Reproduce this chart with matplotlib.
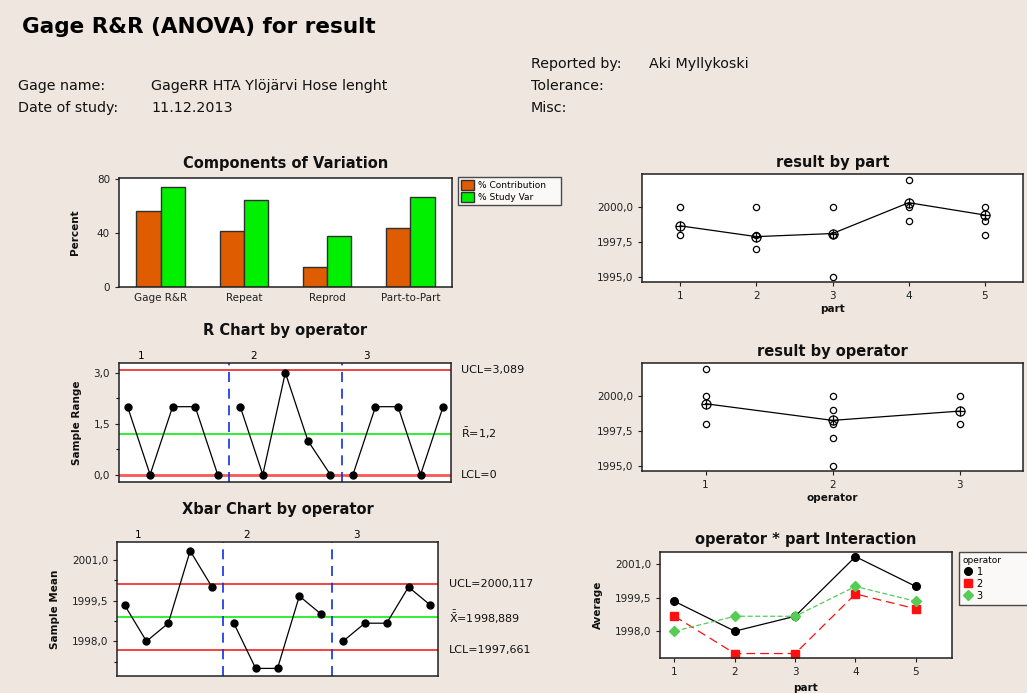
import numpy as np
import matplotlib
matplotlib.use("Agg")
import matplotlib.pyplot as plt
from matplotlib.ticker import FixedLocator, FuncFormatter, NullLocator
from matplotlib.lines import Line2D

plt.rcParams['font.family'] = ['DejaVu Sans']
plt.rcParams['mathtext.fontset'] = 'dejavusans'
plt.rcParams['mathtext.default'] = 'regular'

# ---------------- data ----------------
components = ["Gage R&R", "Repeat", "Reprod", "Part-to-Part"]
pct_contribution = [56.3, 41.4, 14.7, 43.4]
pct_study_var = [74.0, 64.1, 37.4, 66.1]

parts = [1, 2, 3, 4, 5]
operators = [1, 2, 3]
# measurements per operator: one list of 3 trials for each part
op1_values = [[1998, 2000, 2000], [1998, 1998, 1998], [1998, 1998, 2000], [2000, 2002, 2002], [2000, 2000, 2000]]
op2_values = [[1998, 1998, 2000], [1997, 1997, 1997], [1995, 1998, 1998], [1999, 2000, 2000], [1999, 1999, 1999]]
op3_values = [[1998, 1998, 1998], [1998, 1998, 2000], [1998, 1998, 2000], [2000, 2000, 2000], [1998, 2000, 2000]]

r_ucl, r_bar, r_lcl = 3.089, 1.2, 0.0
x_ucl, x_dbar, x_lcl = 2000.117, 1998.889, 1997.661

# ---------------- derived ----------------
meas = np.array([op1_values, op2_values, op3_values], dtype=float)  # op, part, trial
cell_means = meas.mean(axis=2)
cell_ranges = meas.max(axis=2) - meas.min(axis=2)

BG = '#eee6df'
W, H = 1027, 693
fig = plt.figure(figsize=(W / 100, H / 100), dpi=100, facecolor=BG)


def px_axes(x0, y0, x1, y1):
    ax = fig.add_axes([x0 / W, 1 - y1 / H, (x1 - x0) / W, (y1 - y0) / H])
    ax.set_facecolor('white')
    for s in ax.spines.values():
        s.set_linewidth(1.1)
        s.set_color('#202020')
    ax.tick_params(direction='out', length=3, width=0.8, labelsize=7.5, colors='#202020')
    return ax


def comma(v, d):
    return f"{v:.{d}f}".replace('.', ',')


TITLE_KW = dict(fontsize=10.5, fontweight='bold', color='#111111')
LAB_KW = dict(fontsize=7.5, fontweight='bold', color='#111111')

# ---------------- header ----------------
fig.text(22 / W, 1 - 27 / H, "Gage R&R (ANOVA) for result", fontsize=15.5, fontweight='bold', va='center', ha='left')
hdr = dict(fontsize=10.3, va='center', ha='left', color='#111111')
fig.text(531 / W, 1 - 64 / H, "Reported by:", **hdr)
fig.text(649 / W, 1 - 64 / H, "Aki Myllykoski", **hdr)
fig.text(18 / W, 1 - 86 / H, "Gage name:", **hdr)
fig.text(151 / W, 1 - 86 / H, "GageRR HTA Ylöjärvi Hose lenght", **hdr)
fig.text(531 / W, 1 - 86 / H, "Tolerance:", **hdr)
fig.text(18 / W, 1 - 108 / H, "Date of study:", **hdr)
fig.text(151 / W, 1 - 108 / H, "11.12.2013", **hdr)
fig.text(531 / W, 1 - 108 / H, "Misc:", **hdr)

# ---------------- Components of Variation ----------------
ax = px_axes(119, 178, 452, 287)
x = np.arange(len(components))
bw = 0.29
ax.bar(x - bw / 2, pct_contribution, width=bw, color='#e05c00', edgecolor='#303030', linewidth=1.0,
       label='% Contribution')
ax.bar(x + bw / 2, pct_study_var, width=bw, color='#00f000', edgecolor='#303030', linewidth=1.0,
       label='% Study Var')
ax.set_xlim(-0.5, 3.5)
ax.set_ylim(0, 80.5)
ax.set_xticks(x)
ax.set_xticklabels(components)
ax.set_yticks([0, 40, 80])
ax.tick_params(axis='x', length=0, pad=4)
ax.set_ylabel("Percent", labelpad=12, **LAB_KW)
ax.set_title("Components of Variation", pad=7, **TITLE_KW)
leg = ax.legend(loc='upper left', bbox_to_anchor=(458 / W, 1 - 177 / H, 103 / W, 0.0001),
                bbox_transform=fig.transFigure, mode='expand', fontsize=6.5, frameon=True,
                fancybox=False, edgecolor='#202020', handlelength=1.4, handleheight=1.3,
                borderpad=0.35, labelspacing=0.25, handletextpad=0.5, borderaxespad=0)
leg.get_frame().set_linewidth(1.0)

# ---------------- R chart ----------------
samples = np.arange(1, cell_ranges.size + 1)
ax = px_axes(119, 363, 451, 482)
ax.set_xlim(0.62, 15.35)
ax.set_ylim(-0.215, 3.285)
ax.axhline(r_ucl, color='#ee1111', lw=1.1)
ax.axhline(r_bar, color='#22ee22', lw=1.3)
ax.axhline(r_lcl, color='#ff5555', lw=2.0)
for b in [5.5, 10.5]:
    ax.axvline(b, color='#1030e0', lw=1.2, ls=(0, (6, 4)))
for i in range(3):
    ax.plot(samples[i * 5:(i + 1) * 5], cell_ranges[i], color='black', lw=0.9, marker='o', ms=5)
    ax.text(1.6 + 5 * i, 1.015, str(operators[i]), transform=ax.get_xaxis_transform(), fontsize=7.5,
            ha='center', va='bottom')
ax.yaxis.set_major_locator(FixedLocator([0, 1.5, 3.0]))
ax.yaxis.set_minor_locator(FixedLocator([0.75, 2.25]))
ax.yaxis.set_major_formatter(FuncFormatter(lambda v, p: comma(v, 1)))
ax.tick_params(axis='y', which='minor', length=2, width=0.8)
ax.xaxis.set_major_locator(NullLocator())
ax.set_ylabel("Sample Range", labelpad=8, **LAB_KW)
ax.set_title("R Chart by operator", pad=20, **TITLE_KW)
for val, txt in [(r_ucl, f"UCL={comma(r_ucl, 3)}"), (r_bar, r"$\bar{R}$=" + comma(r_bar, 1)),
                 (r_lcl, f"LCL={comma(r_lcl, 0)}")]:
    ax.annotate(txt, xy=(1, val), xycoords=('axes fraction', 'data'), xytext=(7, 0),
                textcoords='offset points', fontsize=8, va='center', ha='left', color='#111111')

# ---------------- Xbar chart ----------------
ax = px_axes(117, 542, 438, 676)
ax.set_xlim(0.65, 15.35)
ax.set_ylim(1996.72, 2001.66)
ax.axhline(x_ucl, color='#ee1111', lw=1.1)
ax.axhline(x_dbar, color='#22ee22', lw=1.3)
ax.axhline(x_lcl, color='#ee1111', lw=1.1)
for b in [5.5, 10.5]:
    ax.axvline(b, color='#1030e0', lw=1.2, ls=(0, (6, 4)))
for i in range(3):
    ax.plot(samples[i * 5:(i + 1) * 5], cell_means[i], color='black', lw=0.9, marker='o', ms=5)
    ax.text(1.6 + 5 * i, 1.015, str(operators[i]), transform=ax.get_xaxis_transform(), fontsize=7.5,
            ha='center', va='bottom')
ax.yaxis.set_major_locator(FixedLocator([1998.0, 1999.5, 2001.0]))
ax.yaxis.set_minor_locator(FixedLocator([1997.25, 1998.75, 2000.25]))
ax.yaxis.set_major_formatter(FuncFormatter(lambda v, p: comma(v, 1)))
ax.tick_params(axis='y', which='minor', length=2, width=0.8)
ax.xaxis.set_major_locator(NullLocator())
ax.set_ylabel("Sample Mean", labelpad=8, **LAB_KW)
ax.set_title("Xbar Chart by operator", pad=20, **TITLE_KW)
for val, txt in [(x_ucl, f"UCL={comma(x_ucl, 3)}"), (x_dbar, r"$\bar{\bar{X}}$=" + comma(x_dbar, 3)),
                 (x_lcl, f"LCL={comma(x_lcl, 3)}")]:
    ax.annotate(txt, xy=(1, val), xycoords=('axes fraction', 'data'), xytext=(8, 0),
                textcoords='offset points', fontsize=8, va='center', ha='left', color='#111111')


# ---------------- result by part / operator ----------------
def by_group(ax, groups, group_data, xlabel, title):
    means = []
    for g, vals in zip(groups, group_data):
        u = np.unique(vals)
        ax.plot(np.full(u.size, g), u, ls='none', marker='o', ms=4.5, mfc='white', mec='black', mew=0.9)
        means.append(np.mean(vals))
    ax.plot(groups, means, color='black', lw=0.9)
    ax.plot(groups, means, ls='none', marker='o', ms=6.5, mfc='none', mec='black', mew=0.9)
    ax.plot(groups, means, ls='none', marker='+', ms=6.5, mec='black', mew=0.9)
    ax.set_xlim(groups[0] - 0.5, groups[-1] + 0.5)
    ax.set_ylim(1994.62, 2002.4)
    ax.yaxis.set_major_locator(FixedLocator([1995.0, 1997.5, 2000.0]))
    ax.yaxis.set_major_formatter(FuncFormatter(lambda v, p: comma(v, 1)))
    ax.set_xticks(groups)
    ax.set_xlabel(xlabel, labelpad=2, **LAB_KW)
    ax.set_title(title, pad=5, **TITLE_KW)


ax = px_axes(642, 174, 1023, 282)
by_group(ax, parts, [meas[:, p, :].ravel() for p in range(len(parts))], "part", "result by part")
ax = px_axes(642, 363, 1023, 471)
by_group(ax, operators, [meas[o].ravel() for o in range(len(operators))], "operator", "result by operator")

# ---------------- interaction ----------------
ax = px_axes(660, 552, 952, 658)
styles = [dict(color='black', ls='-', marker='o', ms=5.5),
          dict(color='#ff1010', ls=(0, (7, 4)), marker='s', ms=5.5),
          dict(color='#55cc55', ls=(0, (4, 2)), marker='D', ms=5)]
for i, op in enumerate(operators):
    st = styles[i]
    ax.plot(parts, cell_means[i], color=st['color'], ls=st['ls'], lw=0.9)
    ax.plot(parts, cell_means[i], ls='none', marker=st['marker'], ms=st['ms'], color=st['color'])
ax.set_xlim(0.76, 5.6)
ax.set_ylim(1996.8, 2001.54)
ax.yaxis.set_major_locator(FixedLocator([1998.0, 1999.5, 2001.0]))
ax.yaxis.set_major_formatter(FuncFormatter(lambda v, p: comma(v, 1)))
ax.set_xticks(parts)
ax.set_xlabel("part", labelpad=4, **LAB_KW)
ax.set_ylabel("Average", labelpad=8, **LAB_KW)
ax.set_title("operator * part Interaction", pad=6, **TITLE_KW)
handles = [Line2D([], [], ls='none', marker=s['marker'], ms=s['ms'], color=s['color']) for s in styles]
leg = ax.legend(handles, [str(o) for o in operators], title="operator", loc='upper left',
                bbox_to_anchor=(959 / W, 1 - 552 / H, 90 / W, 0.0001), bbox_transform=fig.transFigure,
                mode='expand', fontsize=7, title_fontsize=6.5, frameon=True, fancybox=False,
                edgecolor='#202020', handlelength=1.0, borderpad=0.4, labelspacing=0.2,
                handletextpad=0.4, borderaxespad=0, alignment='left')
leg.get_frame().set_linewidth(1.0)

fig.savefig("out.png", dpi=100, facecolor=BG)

────────────────────────────────────────

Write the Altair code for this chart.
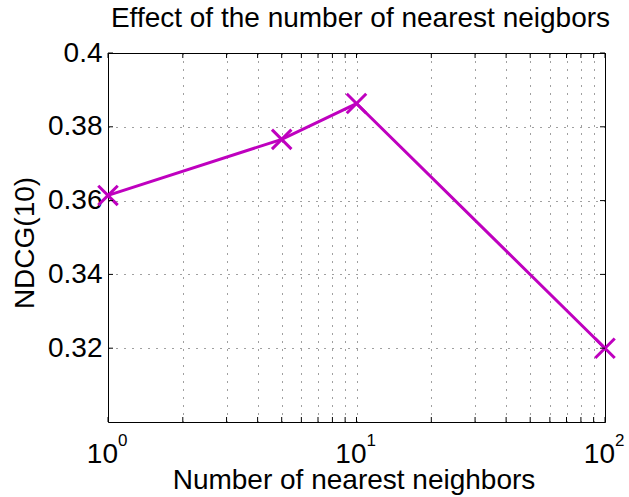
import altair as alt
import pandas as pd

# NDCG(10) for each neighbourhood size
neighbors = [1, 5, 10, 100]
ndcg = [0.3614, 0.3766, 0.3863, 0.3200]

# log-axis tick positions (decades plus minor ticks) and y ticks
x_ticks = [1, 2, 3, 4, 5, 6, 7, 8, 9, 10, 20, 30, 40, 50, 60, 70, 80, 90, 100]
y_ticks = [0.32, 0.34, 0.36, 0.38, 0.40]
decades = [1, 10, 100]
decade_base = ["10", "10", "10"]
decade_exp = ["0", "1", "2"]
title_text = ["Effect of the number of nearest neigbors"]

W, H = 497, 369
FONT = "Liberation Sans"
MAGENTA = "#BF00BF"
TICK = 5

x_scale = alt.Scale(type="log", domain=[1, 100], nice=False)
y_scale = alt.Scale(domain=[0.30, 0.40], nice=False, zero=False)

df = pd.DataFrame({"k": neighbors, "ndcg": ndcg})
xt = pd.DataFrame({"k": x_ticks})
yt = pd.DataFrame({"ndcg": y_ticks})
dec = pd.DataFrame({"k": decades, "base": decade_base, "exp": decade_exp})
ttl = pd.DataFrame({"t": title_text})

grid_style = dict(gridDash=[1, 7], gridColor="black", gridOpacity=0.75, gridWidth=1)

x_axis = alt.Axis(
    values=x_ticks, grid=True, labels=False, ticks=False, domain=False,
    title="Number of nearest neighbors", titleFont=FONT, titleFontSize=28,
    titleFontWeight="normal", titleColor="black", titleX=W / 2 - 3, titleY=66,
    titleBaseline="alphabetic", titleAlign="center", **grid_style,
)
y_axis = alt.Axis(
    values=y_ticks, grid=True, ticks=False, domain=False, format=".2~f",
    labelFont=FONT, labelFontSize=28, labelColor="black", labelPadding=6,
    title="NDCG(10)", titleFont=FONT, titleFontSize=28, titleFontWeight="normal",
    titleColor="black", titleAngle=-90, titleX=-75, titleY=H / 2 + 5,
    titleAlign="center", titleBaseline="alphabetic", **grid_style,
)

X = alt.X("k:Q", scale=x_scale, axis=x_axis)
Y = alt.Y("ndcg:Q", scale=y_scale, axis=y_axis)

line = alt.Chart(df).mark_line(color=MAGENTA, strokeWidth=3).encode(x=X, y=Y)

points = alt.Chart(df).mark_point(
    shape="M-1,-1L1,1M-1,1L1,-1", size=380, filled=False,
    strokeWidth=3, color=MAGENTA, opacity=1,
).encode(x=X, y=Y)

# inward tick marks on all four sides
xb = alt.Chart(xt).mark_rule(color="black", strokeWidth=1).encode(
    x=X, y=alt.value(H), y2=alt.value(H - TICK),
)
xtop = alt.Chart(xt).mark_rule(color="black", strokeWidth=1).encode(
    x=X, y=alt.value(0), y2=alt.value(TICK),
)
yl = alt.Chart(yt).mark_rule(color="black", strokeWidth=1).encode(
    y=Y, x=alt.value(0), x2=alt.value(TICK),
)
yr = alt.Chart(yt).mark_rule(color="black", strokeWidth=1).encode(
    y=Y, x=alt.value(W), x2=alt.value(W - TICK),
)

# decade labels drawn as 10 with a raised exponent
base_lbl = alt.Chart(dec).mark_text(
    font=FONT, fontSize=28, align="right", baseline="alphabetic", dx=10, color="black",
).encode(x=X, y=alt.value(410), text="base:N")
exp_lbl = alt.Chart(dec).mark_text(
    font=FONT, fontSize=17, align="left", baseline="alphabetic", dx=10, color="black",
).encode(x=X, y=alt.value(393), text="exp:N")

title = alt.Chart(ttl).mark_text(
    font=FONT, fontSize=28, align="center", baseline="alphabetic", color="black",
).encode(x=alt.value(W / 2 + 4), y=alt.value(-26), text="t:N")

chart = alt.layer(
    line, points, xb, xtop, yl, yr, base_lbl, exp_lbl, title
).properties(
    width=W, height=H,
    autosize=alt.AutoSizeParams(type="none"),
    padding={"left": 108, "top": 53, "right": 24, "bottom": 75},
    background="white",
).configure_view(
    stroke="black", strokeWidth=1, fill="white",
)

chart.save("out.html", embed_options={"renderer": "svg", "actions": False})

────────────────────────────────────────

- [What the task asks]:
Starting at the line with "Reproduce this chart with matplotlib." and ending at the line with "fig = plt.figure(figsize=(W", copy each line exactly, both ends included. Do not copy the pictures.

- [Solution for this task]:
Reproduce this chart with matplotlib.
import numpy as np
import matplotlib
matplotlib.use("Agg")
import matplotlib.pyplot as plt
from matplotlib.ticker import FixedLocator, FuncFormatter, NullLocator
from matplotlib.lines import Line2D

plt.rcParams['font.family'] = ['DejaVu Sans']
plt.rcParams['mathtext.fontset'] = 'dejavusans'
plt.rcParams['mathtext.default'] = 'regular'

# ---------------- data ----------------
components = ["Gage R&R", "Repeat", "Reprod", "Part-to-Part"]
pct_contribution = [56.3, 41.4, 14.7, 43.4]
pct_study_var = [74.0, 64.1, 37.4, 66.1]

parts = [1, 2, 3, 4, 5]
operators = [1, 2, 3]
# measurements per operator: one list of 3 trials for each part
op1_values = [[1998, 2000, 2000], [1998, 1998, 1998], [1998, 1998, 2000], [2000, 2002, 2002], [2000, 2000, 2000]]
op2_values = [[1998, 1998, 2000], [1997, 1997, 1997], [1995, 1998, 1998], [1999, 2000, 2000], [1999, 1999, 1999]]
op3_values = [[1998, 1998, 1998], [1998, 1998, 2000], [1998, 1998, 2000], [2000, 2000, 2000], [1998, 2000, 2000]]

r_ucl, r_bar, r_lcl = 3.089, 1.2, 0.0
x_ucl, x_dbar, x_lcl = 2000.117, 1998.889, 1997.661

# ---------------- derived ----------------
meas = np.array([op1_values, op2_values, op3_values], dtype=float)  # op, part, trial
cell_means = meas.mean(axis=2)
cell_ranges = meas.max(axis=2) - meas.min(axis=2)

BG = '#eee6df'
W, H = 1027, 693
fig = plt.figure(figsize=(W / 100, H / 100), dpi=100, facecolor=BG)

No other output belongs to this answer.